Picking up from where I left off in which I explained where this worm inquiry came from and how I prepared for it (see the last post), I will now describe what happened when the children were introduced to the worms. Enjoy!
Engaging Students at the Science/Worm Centre:
My prized worm tank was complete and ready for its worm inhabitants. This new provocation was, at first, hidden from students when they came into the classroom the next morning. I started off reminding them of their wonderings yesterday about why there were no worms in the soil at the mud table. I told them I wanted to read them a story about a worm to get them thinking more about worms. I read, “Diary of a Worm” by Doreen Cronin.

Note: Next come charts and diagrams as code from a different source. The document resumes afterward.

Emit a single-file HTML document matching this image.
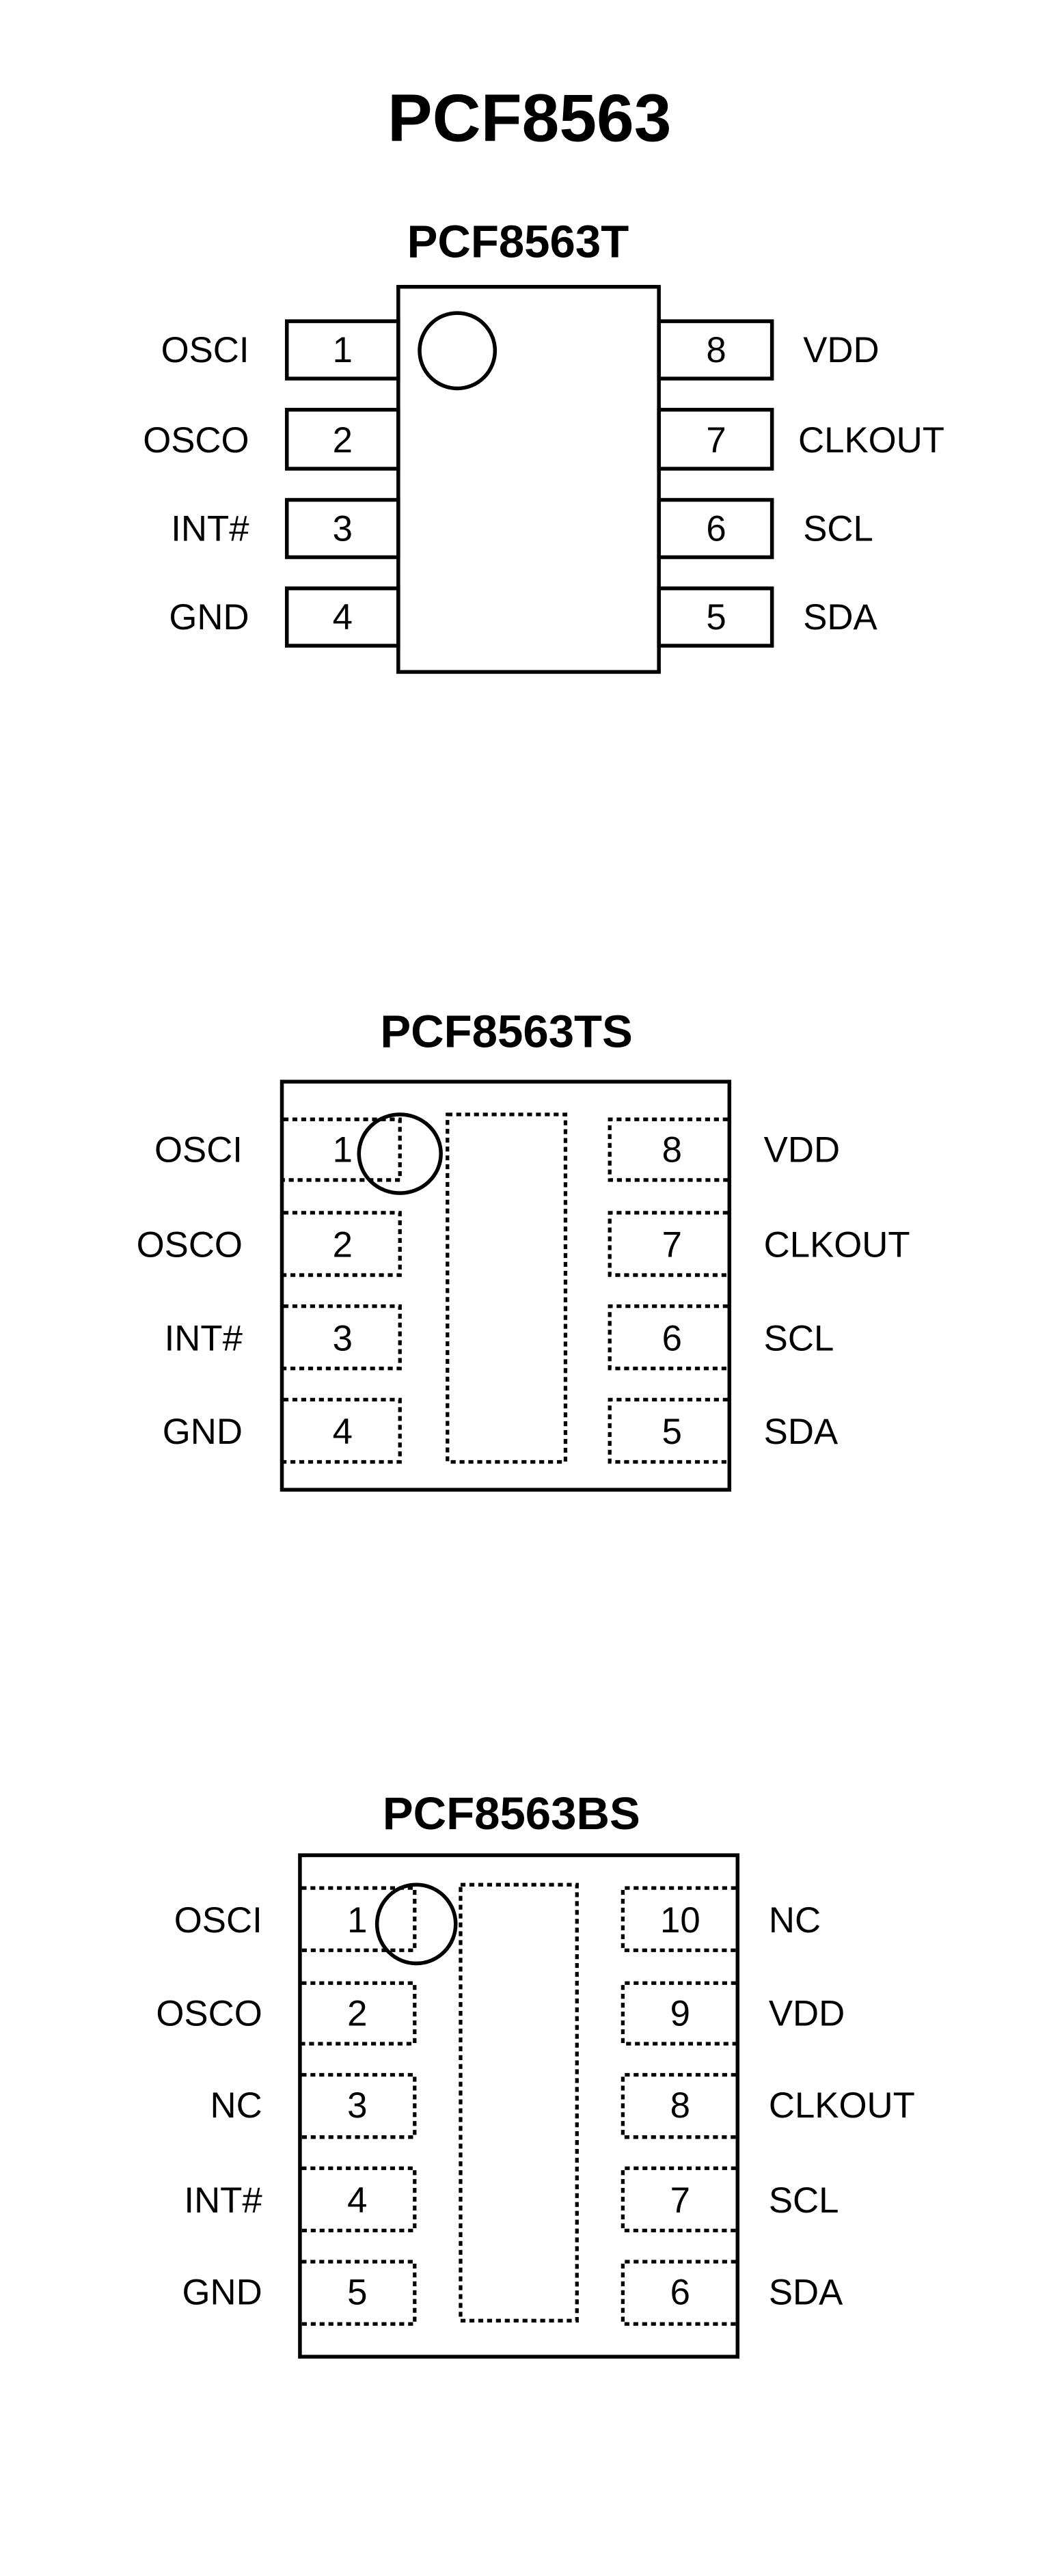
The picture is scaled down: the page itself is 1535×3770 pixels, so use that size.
<!DOCTYPE html>
<html><head><meta charset="utf-8"><style>
html,body{margin:0;padding:0;background:#fff;}
svg{display:block;}
text{font-family:"Liberation Sans","DejaVu Sans",sans-serif;fill:#000;}
.t{font-weight:bold;}
.l{font-size:22px;}
.n{font-size:22px;text-anchor:middle;}
.b{fill:none;stroke:#000;stroke-width:2.3;}
.d{fill:none;stroke:#000;stroke-width:2.2;stroke-dasharray:3 2.4;}
</style></head><body>
<svg width="1535" height="3770" viewBox="0 0 640 1571.8" preserveAspectRatio="none" xmlns="http://www.w3.org/2000/svg">
<text class="t" x="323" y="86" font-size="41" text-anchor="middle">PCF8563</text>

<!-- PCF8563T -->
<text class="t" x="316" y="157" font-size="28" text-anchor="middle">PCF8563T</text>
<rect class="b" x="243" y="175" width="159" height="235"/>
<circle class="b" cx="279" cy="214" r="23"/>
<g class="b">
<rect x="175" y="196" width="68" height="35"/><rect x="175" y="250" width="68" height="36"/>
<rect x="175" y="305" width="68" height="35"/><rect x="175" y="359" width="68" height="35"/>
<rect x="402" y="196" width="69" height="35"/><rect x="402" y="250" width="69" height="36"/>
<rect x="402" y="305" width="69" height="35"/><rect x="402" y="359" width="69" height="35"/>
</g>
<g class="l" text-anchor="end">
<text x="152" y="221">OSCI</text><text x="152" y="276">OSCO</text>
<text x="152" y="330">INT#</text><text x="152" y="384">GND</text>
</g>
<g class="n">
<text x="209" y="221">1</text><text x="209" y="276">2</text><text x="209" y="330">3</text><text x="209" y="384">4</text>
<text x="437" y="221">8</text><text x="437" y="276">7</text><text x="437" y="330">6</text><text x="437" y="384">5</text>
</g>
<g class="l">
<text x="490" y="221">VDD</text><text x="487" y="276">CLKOUT</text>
<text x="490" y="330">SCL</text><text x="490" y="384">SDA</text>
</g>

<!-- PCF8563TS -->
<text class="t" x="309" y="639" font-size="28" text-anchor="middle">PCF8563TS</text>
<rect class="b" x="172" y="660" width="273" height="249"/>
<g class="d">
<path d="M173 683H244V720H173"/><path d="M173 740H244V778H173"/>
<path d="M173 797H244V835H173"/><path d="M173 854H244V892H173"/>
<path d="M444 683H372V720H444"/><path d="M444 740H372V778H444"/>
<path d="M444 797H372V835H444"/><path d="M444 854H372V892H444"/>
<rect x="273" y="680" width="72" height="212"/>
</g>
<ellipse class="b" cx="244" cy="704" rx="25" ry="24"/>
<g class="l" text-anchor="end">
<text x="148" y="709">OSCI</text><text x="148" y="767">OSCO</text>
<text x="148" y="824">INT#</text><text x="148" y="881">GND</text>
</g>
<g class="n">
<text x="209" y="709">1</text><text x="209" y="767">2</text><text x="209" y="824">3</text><text x="209" y="881">4</text>
<text x="410" y="709">8</text><text x="410" y="767">7</text><text x="410" y="824">6</text><text x="410" y="881">5</text>
</g>
<g class="l">
<text x="466" y="709">VDD</text><text x="466" y="767">CLKOUT</text>
<text x="466" y="824">SCL</text><text x="466" y="881">SDA</text>
</g>

<!-- PCF8563BS -->
<text class="t" x="312" y="1116" font-size="28" text-anchor="middle">PCF8563BS</text>
<rect class="b" x="183" y="1132" width="267" height="306"/>
<g class="d">
<path d="M184 1152H253V1190H184"/><path d="M184 1210H253V1247H184"/>
<path d="M184 1266H253V1304H184"/><path d="M184 1323H253V1361H184"/>
<path d="M184 1380H253V1418H184"/>
<path d="M449 1152H380V1190H449"/><path d="M449 1210H380V1247H449"/>
<path d="M449 1266H380V1304H449"/><path d="M449 1323H380V1361H449"/>
<path d="M449 1380H380V1418H449"/>
<rect x="281" y="1150" width="71" height="266"/>
</g>
<ellipse class="b" cx="254" cy="1174" rx="24" ry="24"/>
<g class="l" text-anchor="end">
<text x="160" y="1179">OSCI</text><text x="160" y="1236">OSCO</text>
<text x="160" y="1292">NC</text><text x="160" y="1350">INT#</text><text x="160" y="1406">GND</text>
</g>
<g class="n">
<text x="218" y="1179">1</text><text x="218" y="1236">2</text><text x="218" y="1292">3</text><text x="218" y="1350">4</text><text x="218" y="1406">5</text>
<text x="415" y="1179">10</text><text x="415" y="1236">9</text><text x="415" y="1292">8</text><text x="415" y="1350">7</text><text x="415" y="1406">6</text>
</g>
<g class="l">
<text x="469" y="1179">NC</text><text x="469" y="1236">VDD</text>
<text x="469" y="1292">CLKOUT</text><text x="469" y="1350">SCL</text><text x="469" y="1406">SDA</text>
</g>
</svg>
</body></html>
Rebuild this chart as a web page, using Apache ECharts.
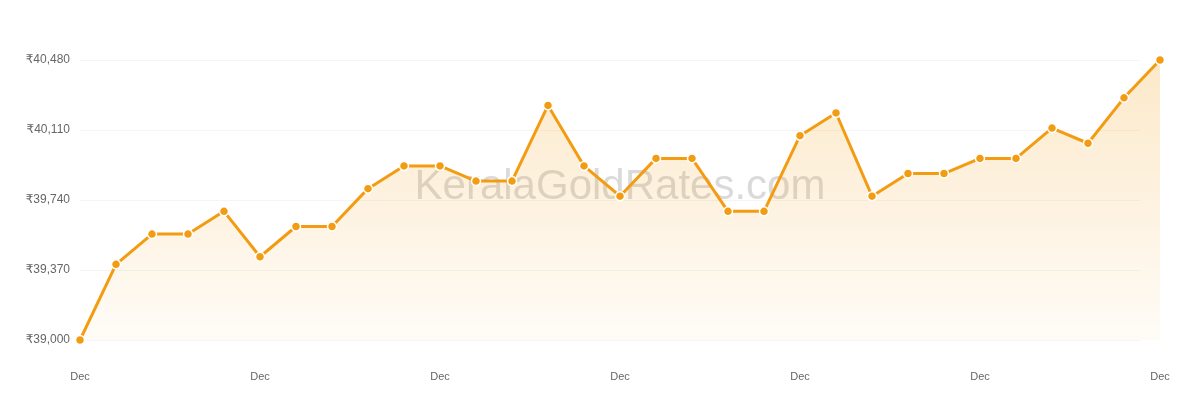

As we read the story, certain questions arose about whether or not the book was giving us real facts about worms. Initially the students stated that the book was fiction because they could tell it was more like a story and did not have a table of contents like the non-fiction books we have looked at did. As students asked questions or made predictions as to whether or not something in the story was a real fact about worms, I recorded their thinking on chart paper. I was surprised when some children talked about worms being good for the soil and the environment! This was something I kept note of because it told me that some children had a fairly good background on worms. The chart paper became quite crowded and messy but the children know from me reminding them, that thinking is sometimes ‘messy’ and not always ‘neat and tidy’.
Our ‘busy paper’ as we wondered and talked about worms.
After the story, we review our thoughts from the chart paper. I asked the children how we could find out the answers to our questions as well as find out more about worms. The children are becoming very familiar with this process of “researching” or “exploring”. Some answers included: Look on the iPad or iPhone, look on the computer or Internet, ask Scientists in Sweden (yes, Sweden!), look in non-fiction books, and finally…. look, study and feel worms by bringing real worms into the class. A few children actually suggested this last idea. A few children immediately stated that this would be impossible because there’s still snow outside and the ground is frozen. Other children brought up that fisherman have to buy their worms from a story so maybe we could buy worms from a store too. The children discussed a possible plan of action with one another for a few minutes while I left the circle to go grab the tank.